Tot verbazing van iemand uit
Amsterdam in mijn
Twitter-timeline, die zich afvroeg waarom men hier überhaupt ooit een
station
geopend heeft buiten de bebouwde kom, midden in de rimboe. Nou, dat zou
je
moeten vragen aan de spoorwegpioniers uit de 19e eeuw. Dit station
dateert uit
1844, het jaar dat de Rhijnspoorweg (Amsterdam – Utrecht – Arnhem –
Zevenaar)
tot dit punt was opgerukt. Het was de 2e spoorlijn in Nederland, na de
Oude Lijn.
En het is bepaald geen Klarenbeek,
dat echt midden in de
velden ligt. Hier kun je in de stationsomgeving pannenkoeken eten,
werken bij
bedrijven en cursussen volgen. Het eerste doe ik regelmatig, en het
laatste
deed ik een keer in… 2003 zal het geweest zijn. Joost mag weten waar
die cursus
over ging. Blijkbaar leverde hij geen inzichten op die mijn leven een
andere
wending hebben gegeven, anders had ik het wel onthouden.

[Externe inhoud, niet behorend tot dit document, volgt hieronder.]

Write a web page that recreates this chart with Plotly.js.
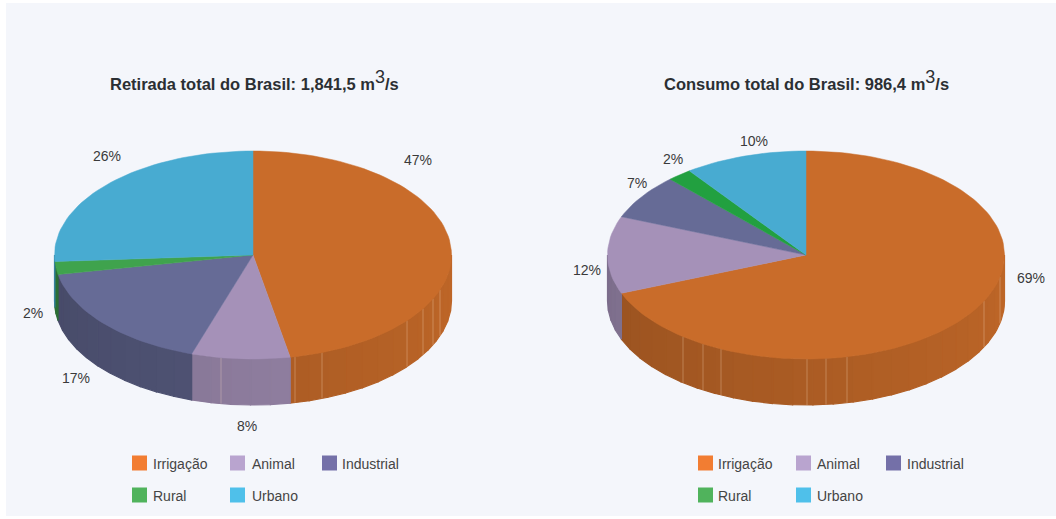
<!DOCTYPE html>
<html>
<head>
<meta charset="utf-8">
<script src="https://cdn.plot.ly/plotly-3.0.1.min.js"></script>
<style>html,body{margin:0;padding:0;background:#fff}#chart{width:1056px;height:519px}</style>
</head>
<body>
<div id="chart"></div>
<script>
// ---- data ----
const categories = ["Irrigação", "Animal", "Industrial", "Rural", "Urbano"];
const retirada = [47, 8, 17, 2, 26];
const consumo = [69, 12, 7, 2, 10];
const titleRetirada = '<b>Retirada total do Brasil: 1,841,5 m<sup><span style="font-size:18px;font-weight:normal">3</span></sup>/s</b>';
const titleConsumo = '<b>Consumo total do Brasil: 986,4 m<sup><span style="font-size:18px;font-weight:normal">3</span></sup>/s</b>';

// ---- styles ----
const topColorsLeft = ["#c96c2a", "#a591b8", "#666b96", "#3fa34d", "#48abd1"];
const topColorsRight = ["#c96c2a", "#a591b8", "#666b96", "#22a040", "#48abd1"];
const legendColors = ["#f27d32", "#b9a4cf", "#7470a8", "#50b35c", "#4fc0ea"];
const wallFactors = [1, 1, 0.92, 0.9, 1];

// ---- geometry of the pies (pixel-like axis units) ----
const RX = 198.5, RY = 104, DEPTH = 46, CY = 255;
const leftPie = {cx: 253, values: retirada, colors: topColorsLeft,
  seams: [295, 322, 407, 423, 433, 440, 221],
  labelX: [418, 247, 76, 33, 107], labelY: [160, 426, 378, 313, 156],
  legendX: [132, 230, 322, 132, 230], legendTextX: [151, 250, 340, 151, 250],
  titleX: 254.5, title: titleRetirada};
const rightPie = {cx: 806, values: consumo, colors: topColorsRight,
  seams: [683, 703, 721, 807, 826, 847, 984, 1000],
  labelX: [1031, 587, 637, 673, 754], labelY: [278, 270, 183, 159, 141],
  legendX: [698, 796, 886, 698, 796], legendTextX: [716, 815, 905, 716, 815],
  titleX: 806, title: titleConsumo};
const legendY = [463, 463, 463, 495, 495];

const rad = d => d * Math.PI / 180;
const px = (cx, t) => cx + RX * Math.sin(rad(t));
const py = t => CY - RY * Math.cos(rad(t));
function shade(hex, f) {
  const n = parseInt(hex.slice(1), 16);
  const c = [(n >> 16) & 255, (n >> 8) & 255, n & 255].map(v => Math.round(v * f));
  return `rgb(${c[0]},${c[1]},${c[2]})`;
}

const traces = [];
const annotations = [];

function addPoly(xs, ys, color, lw) {
  traces.push({type: "scatter", mode: "lines", x: xs, y: ys, fill: "toself",
    fillcolor: color, line: {color: color, width: lw}, hoverinfo: "skip", showlegend: false});
}

function drawPie(p) {
  const total = p.values.reduce((a, b) => a + b, 0);
  const edges = [0];
  p.values.forEach(v => edges.push(edges[edges.length - 1] + v / total * 360));

  // side wall: only the front half of the rim (90..270 degrees) is visible
  p.values.forEach((v, i) => {
    const a = Math.max(edges[i], 90), b = Math.min(edges[i + 1], 270);
    if (b <= a) return;
    const n = Math.max(1, Math.ceil((b - a) / 6));
    for (let k = 0; k < n; k++) {
      const t0 = a + (b - a) * k / n, t1 = a + (b - a) * (k + 1) / n;
      const steps = [0, 1, 2, 3, 4].map(s => t0 + (t1 - t0) * s / 4);
      const xs = steps.map(t => px(p.cx, t));
      const top = steps.map(py);
      const f = (0.95 - 0.2 * ((t0 + t1) / 2 - 90) / 180) * wallFactors[i];
      addPoly(xs.concat(xs.slice().reverse(), [xs[0]]),
              top.concat(top.map(y => y + DEPTH).reverse(), [top[0]]),
              shade(p.colors[i], f), 1.2);
    }
  });

  // light seams on the wall
  p.seams.forEach(x => {
    const u = (x - p.cx) / RX;
    const y = CY + RY * Math.sqrt(1 - u * u);
    traces.push({type: "scatter", mode: "lines", x: [x, x], y: [y, y + DEPTH],
      line: {color: "rgba(255,225,200,0.3)", width: 1}, hoverinfo: "skip", showlegend: false});
  });

  // top face
  p.values.forEach((v, i) => {
    const a = edges[i], b = edges[i + 1];
    const n = Math.max(2, Math.ceil((b - a) / 2));
    const xs = [p.cx], ys = [CY];
    for (let k = 0; k <= n; k++) {
      const t = a + (b - a) * k / n;
      xs.push(px(p.cx, t)); ys.push(py(t));
    }
    xs.push(p.cx); ys.push(CY);
    addPoly(xs, ys, p.colors[i], 0.5);
  });

  // percentage labels
  p.values.forEach((v, i) => {
    annotations.push({xref: "x", yref: "y", x: p.labelX[i], y: p.labelY[i], text: v + "%",
      showarrow: false, font: {family: "Liberation Sans", size: 14, color: "#3a3a3a"}});
  });

  // title
  annotations.push({xref: "x", yref: "y", x: p.titleX, y: 80, text: p.title, showarrow: false,
    font: {family: "Liberation Sans", size: 16.5, color: "#2b2f33"}});

  // legend
  traces.push({type: "scatter", mode: "markers", x: p.legendX.map(x => x + 7.5), y: legendY,
    marker: {symbol: "square", size: 15, color: legendColors, line: {width: 0}},
    hoverinfo: "skip", showlegend: false});
  categories.forEach((c, i) => {
    annotations.push({xref: "x", yref: "y", x: p.legendTextX[i], y: legendY[i] + 0.5, text: c,
      xanchor: "left", showarrow: false, font: {family: "Liberation Sans", size: 14, color: "#444"}});
  });
}

drawPie(leftPie);
drawPie(rightPie);

const layout = {
  width: 1056, height: 519, margin: {l: 0, r: 0, t: 0, b: 0},
  paper_bgcolor: "#ffffff", plot_bgcolor: "#ffffff", showlegend: false,
  xaxis: {range: [0, 1056], visible: false, fixedrange: true},
  yaxis: {range: [519, 0], visible: false, fixedrange: true},
  shapes: [{type: "rect", xref: "x", yref: "y", x0: 6, x1: 1056, y0: 3, y1: 516,
    fillcolor: "#f4f6fb", line: {width: 0}, layer: "below"}],
  annotations: annotations
};
Plotly.newPlot("chart", traces, layout, {displayModeBar: false, staticPlot: true});
</script>
</body>
</html>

Achterland heeft het station ook wel.
Zeist en Driebergen
hebben samen ruim 80.000 inwoners, die het station allen binnen
fietsafstand
hebben. Er zijn gloednieuwe fietsenstallingen op het plein onder het
perron en er
is aan de Driebergse zijde een grote parkeergarage met plek voor
honderden
auto’s. En de Q-linkbussen
op lijn 50 rijden af en aan. Ze gaan in de spits om
de 5 minuten en op zaterdag nog om de 10.
De N225, de verkeersader van de
Utrechtse Heuvelrug,
kruist het station sinds 2017 ongelijkvloers; einde van een beruchte
spoorwegovergang
en bottleneck.
Driebergen-Zeist 2.0 is verder een
mooi, aantrekkelijk
vormgegeven station, voor het oog, dat ook wat wil. Een genot om hier
in of uit
de trein te stappen!
Beneden, onder de sporen staat nog
wat winkel- of kantoorruimte
te huur. De Stationshuiskamer is tegelijk met het station open gegaan.

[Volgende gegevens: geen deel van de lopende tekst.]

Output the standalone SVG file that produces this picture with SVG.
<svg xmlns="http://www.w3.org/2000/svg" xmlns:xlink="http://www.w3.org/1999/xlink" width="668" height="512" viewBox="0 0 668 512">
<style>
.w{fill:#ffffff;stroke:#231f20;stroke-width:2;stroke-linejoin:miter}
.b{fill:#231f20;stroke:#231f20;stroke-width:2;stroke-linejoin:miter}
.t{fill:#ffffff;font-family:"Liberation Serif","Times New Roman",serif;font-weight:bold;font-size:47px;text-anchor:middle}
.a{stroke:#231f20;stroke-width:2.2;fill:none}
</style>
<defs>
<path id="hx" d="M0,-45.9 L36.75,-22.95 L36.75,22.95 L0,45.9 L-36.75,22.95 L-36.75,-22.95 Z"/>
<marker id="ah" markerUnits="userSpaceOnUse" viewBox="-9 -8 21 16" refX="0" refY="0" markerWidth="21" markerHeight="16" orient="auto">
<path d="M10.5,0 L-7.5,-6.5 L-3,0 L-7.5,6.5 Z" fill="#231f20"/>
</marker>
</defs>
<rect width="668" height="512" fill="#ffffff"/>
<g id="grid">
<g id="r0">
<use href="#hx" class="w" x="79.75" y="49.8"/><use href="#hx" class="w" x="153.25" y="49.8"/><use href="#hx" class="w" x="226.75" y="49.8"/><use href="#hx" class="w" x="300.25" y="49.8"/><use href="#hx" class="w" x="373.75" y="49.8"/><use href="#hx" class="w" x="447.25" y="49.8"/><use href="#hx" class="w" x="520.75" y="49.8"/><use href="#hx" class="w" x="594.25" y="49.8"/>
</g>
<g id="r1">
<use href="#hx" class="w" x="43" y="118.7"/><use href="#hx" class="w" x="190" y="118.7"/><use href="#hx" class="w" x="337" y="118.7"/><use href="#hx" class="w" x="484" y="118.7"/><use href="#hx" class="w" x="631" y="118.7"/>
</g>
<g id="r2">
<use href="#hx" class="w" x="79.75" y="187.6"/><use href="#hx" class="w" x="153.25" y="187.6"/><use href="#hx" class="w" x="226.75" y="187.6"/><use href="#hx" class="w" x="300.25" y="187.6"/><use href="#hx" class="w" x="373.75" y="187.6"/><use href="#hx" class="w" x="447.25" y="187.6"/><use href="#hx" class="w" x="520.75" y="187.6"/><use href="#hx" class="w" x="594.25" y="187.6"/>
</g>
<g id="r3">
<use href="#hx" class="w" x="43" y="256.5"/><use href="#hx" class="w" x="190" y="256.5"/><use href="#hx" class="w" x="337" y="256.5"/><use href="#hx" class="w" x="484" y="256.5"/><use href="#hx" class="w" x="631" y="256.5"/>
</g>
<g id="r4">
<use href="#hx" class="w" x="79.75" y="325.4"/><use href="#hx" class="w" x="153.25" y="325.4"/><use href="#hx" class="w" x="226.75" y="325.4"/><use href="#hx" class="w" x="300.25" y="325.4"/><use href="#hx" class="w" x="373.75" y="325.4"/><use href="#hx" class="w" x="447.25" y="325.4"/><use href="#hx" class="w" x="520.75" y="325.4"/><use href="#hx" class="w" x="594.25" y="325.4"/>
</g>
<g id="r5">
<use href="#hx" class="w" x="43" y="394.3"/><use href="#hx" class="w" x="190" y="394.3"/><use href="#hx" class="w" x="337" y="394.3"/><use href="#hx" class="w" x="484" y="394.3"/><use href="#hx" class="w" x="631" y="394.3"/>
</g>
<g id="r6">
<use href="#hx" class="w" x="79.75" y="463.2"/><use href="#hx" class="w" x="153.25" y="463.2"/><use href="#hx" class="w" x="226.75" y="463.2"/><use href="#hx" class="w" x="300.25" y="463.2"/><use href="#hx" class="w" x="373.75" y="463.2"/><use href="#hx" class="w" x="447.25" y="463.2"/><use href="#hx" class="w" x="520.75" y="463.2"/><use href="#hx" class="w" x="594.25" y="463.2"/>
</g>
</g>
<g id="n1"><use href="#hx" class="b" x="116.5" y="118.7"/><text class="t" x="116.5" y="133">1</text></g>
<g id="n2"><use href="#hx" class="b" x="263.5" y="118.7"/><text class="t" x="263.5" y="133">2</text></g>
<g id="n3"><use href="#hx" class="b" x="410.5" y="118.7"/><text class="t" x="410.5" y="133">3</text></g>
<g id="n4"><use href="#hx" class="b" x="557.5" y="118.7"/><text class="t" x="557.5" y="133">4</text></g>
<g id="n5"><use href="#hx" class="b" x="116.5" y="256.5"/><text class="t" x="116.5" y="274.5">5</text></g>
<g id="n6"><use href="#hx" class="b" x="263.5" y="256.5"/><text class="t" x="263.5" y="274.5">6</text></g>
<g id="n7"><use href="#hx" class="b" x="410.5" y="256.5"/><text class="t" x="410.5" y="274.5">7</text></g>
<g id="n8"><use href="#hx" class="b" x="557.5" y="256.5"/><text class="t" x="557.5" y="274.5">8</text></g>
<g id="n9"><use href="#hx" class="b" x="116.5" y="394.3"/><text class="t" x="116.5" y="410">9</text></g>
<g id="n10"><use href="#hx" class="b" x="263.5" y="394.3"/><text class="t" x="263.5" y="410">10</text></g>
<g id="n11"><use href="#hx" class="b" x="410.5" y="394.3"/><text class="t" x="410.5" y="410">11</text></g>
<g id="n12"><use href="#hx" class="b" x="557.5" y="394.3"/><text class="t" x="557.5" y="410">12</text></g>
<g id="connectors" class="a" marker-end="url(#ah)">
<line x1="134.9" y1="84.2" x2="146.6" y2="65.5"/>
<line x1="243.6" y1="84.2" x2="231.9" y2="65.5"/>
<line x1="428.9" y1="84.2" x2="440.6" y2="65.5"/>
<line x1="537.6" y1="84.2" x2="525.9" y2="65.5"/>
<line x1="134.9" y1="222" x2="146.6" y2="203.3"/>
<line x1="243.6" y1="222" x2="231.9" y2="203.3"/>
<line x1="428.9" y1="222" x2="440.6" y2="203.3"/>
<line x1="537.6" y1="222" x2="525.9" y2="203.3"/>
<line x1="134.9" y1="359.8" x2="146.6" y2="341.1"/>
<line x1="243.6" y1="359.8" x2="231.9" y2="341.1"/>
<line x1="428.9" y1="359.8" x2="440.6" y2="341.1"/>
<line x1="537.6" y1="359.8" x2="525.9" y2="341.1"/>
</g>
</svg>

Driebergen-Zeist had altijd al iets met koffie. In de jaren 50 was de
koffie
van dit station vermaard bij treinreizigers. De goudbruine
nectar uit Brazilië
werd in die tijden vanaf het perron via de coupéraampjes uitgevent. Ik
heb dat
als klein jongetje op stations als Utrecht CS nog wel zien gebeuren.

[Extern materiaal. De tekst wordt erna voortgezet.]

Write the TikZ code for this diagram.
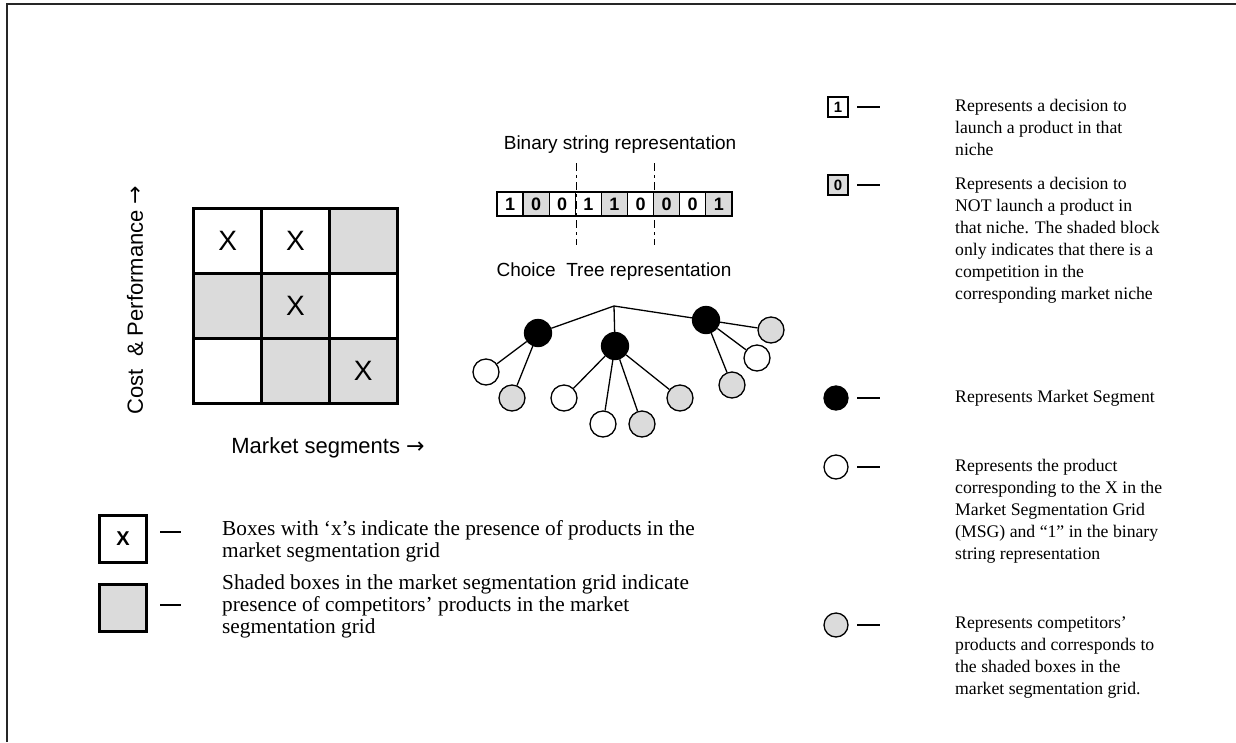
\documentclass[tikz,border=0pt]{standalone}
\usepackage{fontspec}
\setmainfont{Liberation Serif}
\newfontfamily\arialf{Liberation Sans}
\newfontfamily\dejavu{DejaVu Sans}
\begin{document}
\begin{tikzpicture}[x=1pt,y=-1pt,
  txt/.style={anchor=north west, align=left, inner sep=0pt, font=\fontsize{17.7}{22}\selectfont},
  ltxt/.style={anchor=north west, align=left, inner sep=0pt, font=\fontsize{21.3}{22}\selectfont},
  sanslab/.style={inner sep=0pt, font=\arialf\fontsize{22}{22}\selectfont},
  sanssmall/.style={inner sep=0pt, font=\arialf\fontsize{19}{20}\selectfont},
  cell/.style={draw, line width=3pt, minimum width=67.7pt, minimum height=65pt, inner sep=0pt, outer sep=0pt, font=\arialf\fontsize{28}{28}\selectfont},
  shaded/.style={fill=black!14},
  bit/.style={draw, line width=1.3pt, minimum width=26.1pt, minimum height=24pt, inner sep=0pt, outer sep=0pt, font=\arialf\bfseries\fontsize{18}{18}\selectfont},
  seg/.style={circle, fill=black, draw=black, line width=1.3pt, minimum size=27pt, inner sep=0pt},
  prod/.style={circle, fill=white, draw=black, line width=1.3pt, minimum size=26pt, inner sep=0pt},
  comp/.style={circle, fill=black!14, draw=black, line width=1.3pt, minimum size=26pt, inner sep=0pt},
  lseg/.style={seg, minimum size=24pt},
  lprod/.style={prod, minimum size=24pt},
  lcomp/.style={comp, minimum size=24pt},
  edge/.style={line width=1.3pt},
  legdash/.style={line width=1.5pt},
  legbox/.style={draw, line width=2.5pt, minimum size=47pt, inner sep=0pt, font=\arialf\bfseries\fontsize{20}{20}\selectfont},
  smallbox/.style={draw, line width=1.3pt, minimum size=20pt, inner sep=0pt, font=\arialf\bfseries\fontsize{15}{15}\selectfont},
  cutline/.style={line width=1pt, dash pattern=on 8pt off 4pt on 3pt off 4pt}
]
\useasboundingbox (0,0) rectangle (1236,742);
% frame (top and left only)
\draw[line width=2pt, black!85] (7,742) -- (7,4) -- (1236,4);

% axis labels
\node[sanslab, rotate=90] (ylab) at (135,300) {Cost\ \ \& Performance {\dejavu→}};
\node[sanslab] (xlab) at (328,448) {Market segments {\dejavu→}};

% grid
\node[cell] (g11) at (227.8,240.5) {X};
\node[cell] (g12) at (295.5,240.5) {X};
\node[cell,shaded] (g13) at (363.2,240.5) {};
\node[cell,shaded] (g21) at (227.8,305.5) {};
\node[cell,shaded] (g22) at (295.5,305.5) {X};
\node[cell] (g23) at (363.2,305.5) {};
\node[cell] (g31) at (227.8,370.5) {};
\node[cell,shaded] (g32) at (295.5,370.5) {};
\node[cell,shaded] (g33) at (363.2,370.5) {X};

% binary string
\node[sanssmall] (bintitle) at (620,145) {Binary string representation};
\coordinate (c1t) at (576.4,163);
\coordinate (c1b) at (576.4,245);
\coordinate (c2t) at (654.7,163);
\coordinate (c2b) at (654.7,245);
\draw[cutline] (c1t) -- (c1b);
\draw[cutline] (c2t) -- (c2b);
\node[bit] (b1) at (510.0,204) {1};
\node[bit,shaded] (b2) at (536.1,204) {0};
\node[bit] (b3) at (562.2,204) {0};
\node[bit] (b4) at (588.3,204) {1};
\node[bit,shaded] (b5) at (614.4,204) {1};
\node[bit] (b6) at (640.5,204) {0};
\node[bit,shaded] (b7) at (666.6,204) {0};
\node[bit] (b8) at (692.7,204) {0};
\node[bit,shaded] (b9) at (718.8,204) {1};

% choice tree
\node[sanssmall] (treetitle) at (614,272) {Choice\ \ Tree representation};
\coordinate (root) at (614,306);
\node[seg] (sL) at (538,333) {};
\node[seg] (sC) at (615,346) {};
\node[seg] (sR) at (706,320) {};
\node[prod] (pL1) at (486,372) {};
\node[comp] (pL2) at (512,398) {};
\node[prod] (pC1) at (564,398) {};
\node[prod] (pC2) at (603,424) {};
\node[comp] (pC3) at (642,424) {};
\node[comp] (pC4) at (680,398) {};
\node[comp] (pR1) at (771,330) {};
\node[prod] (pR2) at (757,358) {};
\node[comp] (pR3) at (732,385) {};
\draw[edge] (root) -- (sL);
\draw[edge] (root) -- (sC);
\draw[edge] (root) -- (sR);
\draw[edge] (sL) -- (pL1);
\draw[edge] (sL) -- (pL2);
\draw[edge] (sC) -- (pC1);
\draw[edge] (sC) -- (pC2);
\draw[edge] (sC) -- (pC3);
\draw[edge] (sC) -- (pC4);
\draw[edge] (sR) -- (pR1);
\draw[edge] (sR) -- (pR2);
\draw[edge] (sR) -- (pR3);

% left legend
\node[legbox] (lx) at (123,539) {X};
\coordinate (lxd1) at (160,532);
\coordinate (lxd2) at (181,532);
\draw[legdash] (lxd1) -- (lxd2);
\node[ltxt] (lxt) at (222,520) {Boxes with ‘x’s indicate the presence of products in the\\market segmentation grid};
\node[legbox,shaded] (ls) at (123,608) {};
\coordinate (lsd1) at (160,605);
\coordinate (lsd2) at (181,605);
\draw[legdash] (lsd1) -- (lsd2);
\node[ltxt] (lst) at (222,575) {Shaded boxes in the market segmentation grid indicate\\presence of competitors’ products in the market\\segmentation grid};

% right legend
\node[smallbox] (r1) at (838,107) {1};
\coordinate (r1d1) at (857,107);
\coordinate (r1d2) at (880,107);
\draw[legdash] (r1d1) -- (r1d2);
\node[txt] (r1t) at (955,99) {Represents a decision to\\launch a product in that\\niche};

\node[smallbox,shaded] (r0) at (838,185) {0};
\coordinate (r0d1) at (857,185);
\coordinate (r0d2) at (880,185);
\draw[legdash] (r0d1) -- (r0d2);
\node[txt] (r0t) at (955,177) {Represents a decision to\\NOT launch a product in\\that niche. The shaded block\\only indicates that there is a\\competition in the\\corresponding market niche};

\node[lseg] (rs) at (836,398) {};
\coordinate (rsd1) at (857,398);
\coordinate (rsd2) at (880,398);
\draw[legdash] (rsd1) -- (rsd2);
\node[txt] (rst) at (955,390) {Represents Market Segment};

\node[lprod] (rp) at (836,467) {};
\coordinate (rpd1) at (857,467);
\coordinate (rpd2) at (880,467);
\draw[legdash] (rpd1) -- (rpd2);
\node[txt] (rpt) at (955,459) {Represents the product\\corresponding to the X in the\\Market Segmentation Grid\\(MSG) and “1” in the binary\\string representation};

\node[lcomp] (rc) at (836,625) {};
\coordinate (rcd1) at (857,625);
\coordinate (rcd2) at (880,625);
\draw[legdash] (rcd1) -- (rcd2);
\node[txt] (rct) at (955,617) {Represents competitors’\\products and corresponds to\\the shaded boxes in the\\market segmentation grid.};
\end{tikzpicture}
\end{document}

In Utrecht stonden de meeste treinen
lang stil, maar op
Driebergen-Zeist veel korter – al plakten de conducteurs en machinisten
er wel
eens stiekem een minuutje aan vast, om de koffieverkopers en –kopers
ter wille
te zijn.
De verkoop werd echt efficiënt
aangepakt. Het was in handen
van een grote familie. Bij het binnenrollen van een trein stormde een
complete
dynastie van een stuk of 15 in ober- en serveersterkostuum gestoken
schenk(st)ers
de restauratie uit, gewapend met dienblad, koffiepot en bekertjes.
Zie dit geinige filmpje uit 1959. Je
moest wel gepast geld
gereedhouden; voor uitgebreide wisseloperaties was er echt geen tijd.
De
passagiers flikkerden de bekertjes na lediging goddomme doodgewoon ook
weer door
het treinraam naar buiten; fraai is dat! De hele spoorberm van Utrecht
tot
ergens voorbij De Klomp lag altijd bezaaid met bekertjes.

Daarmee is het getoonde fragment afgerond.